We all know that once we tape out a processor or any other device, we cannot change it anymore. So, how can we customize it after tape out? The solution is to prepare a special functional unit in the processor and the processor itself that leverages eFPGA (embedded FPGA) technology. That’s the essence of the idea of customization in the field. eFPGA allows you to change the logic even after tape out. You can take any RTL that represents new instructions, do the synthesis, and upload the bitstream to it. For example, you can do that on a device that has been in the field for five years but requires fixes or improvements because a new standard has been deployed.
Together with our partner Menta, expert provider of eFPGA technology, we can do that. Instead of generating a “normal” CPU with the Codasip flow, starting from a description in CodAL high-level language (as seen on the left-hand side of the following figure), we insert a Menta eFPGA block in the CPU, as explained in the next section. Once the chip is produced, the programming of new instructions happens as described in the right part of the figure. Codasip Studio tools generate the RTL for these instructions, described in CodAL, and Menta Origami Programmer then generates a bitstream that is ready to program the chip. On top of that, Codasip Studio also generates a new SDK with full support of the new instructions.
Preparing the processor with eFPGA
The design of the processor with eFPGA is not complicated. We just need to prepare it in the right way.
- First, we need to enhance the decoder and allocate some opcode space for the new instructions that should be put into the eFPGA. Depending on the size of the eFPGA, the allocation might be smaller or bigger.
- The next step is to add eFPGA as an execution unit with variable latency: it might produce the result immediately (for example the new instruction is combinatorial logic), or it might take multiple cycles (for example the new instruction is sequential logic).
- The input to the eFPGA unit is the opcode of an instruction that should be executed with operands (register or immediate values). The output is then the result (can be one or more). There are also control signals that are used for pipeline control or hazard handling.
- Finally, we need to route some status and control pins of the eFPGA to the top level, so the new bitstream can be downloaded to the eFPGA. The following figure shows the overall processor structure that we designed, in CodAL, as a proof of concept.
Zoom on the eFPGA
The following figure focuses on the eFPGA block itself. We can see inputs on the left side, that consist of opcode of the instruction, operands s1 and s2, and a control signal that informs the eFPGA that the main pipeline is able to accept the results. The top input/output bus represents a set of input/output pins that are used for bitstream uploading, etc. The outputs are then on the right side that represent the resulting value and a control signal that informs the pipeline that the multicycle instruction is being executed.
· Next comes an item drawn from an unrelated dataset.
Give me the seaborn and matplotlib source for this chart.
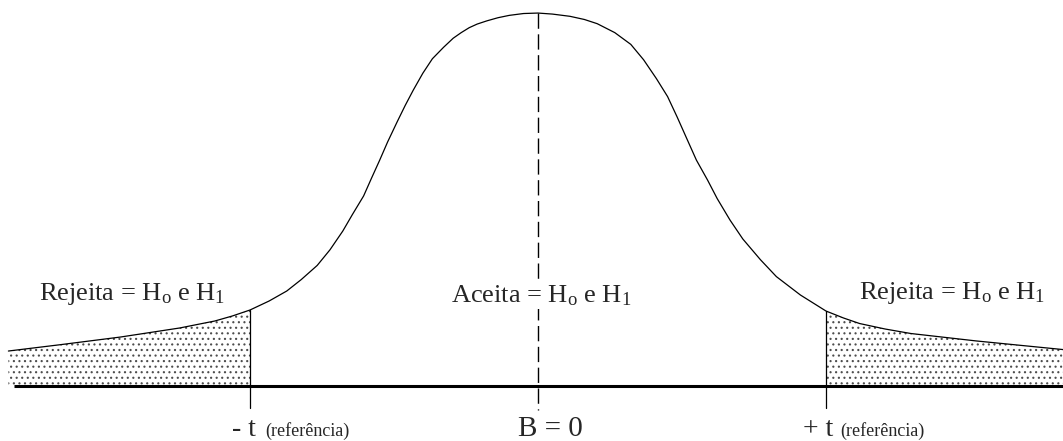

Note that this is one of many possible implementations, designers may come up with different solutions if needed, such as multiple outputs or even access to load/store unit, etc. , and just have to describe the interface in CodAL.
Together with Menta, we created a new RISC-V processor in CodAL. It is a 5-stage, in-order processor with eFPGA in it. As a proof of concept, we created a handful of new instructions to go into the eFPGA. The following code snippets show some aspects of the eFPGA module with two instructions.
What about the SDK?
Having hardware ready is one thing, but we still need to have C/C++ compiler and other tools from SDK to program such a processor. Using Codasip Studio, we can describe new instructions, get the RTL for these (that we can then synthetize to eFPGA), and get the SDK from the same description. In other words, the SDK is automatically generated based on the description of the new instructions. Software developers then enjoy the fact that the new instructions are automatically used by a new C/C++ compiler without needing to go to intrinsic/inline assembly world (unless they want to). The same applies to debugger or other parts of the SDK. If you are interested in debuggers or compilers, I would encourage you to read my previous two blogs on the topic.
Conclusion
Custom Compute is the way to go, no doubt. Let’s make it available to everyone in all possible forms. With Codasip Studio, designers can enjoy full automation of the customization, either at ISA or microarchitecture level. When connected with eFPGA technology, such as Menta provides, you reach an additional level of customization, customization in the field. You can update/upgrade the processor ISA even after tape-out. That is important, especially for long life devices when the ISA extensions are not clear at the time when the processor is designed. Of course, ISA extensions are not the only customization that might be done with eFPGA. eFPGA can hold any logic, so, why not store important data or anything else you need?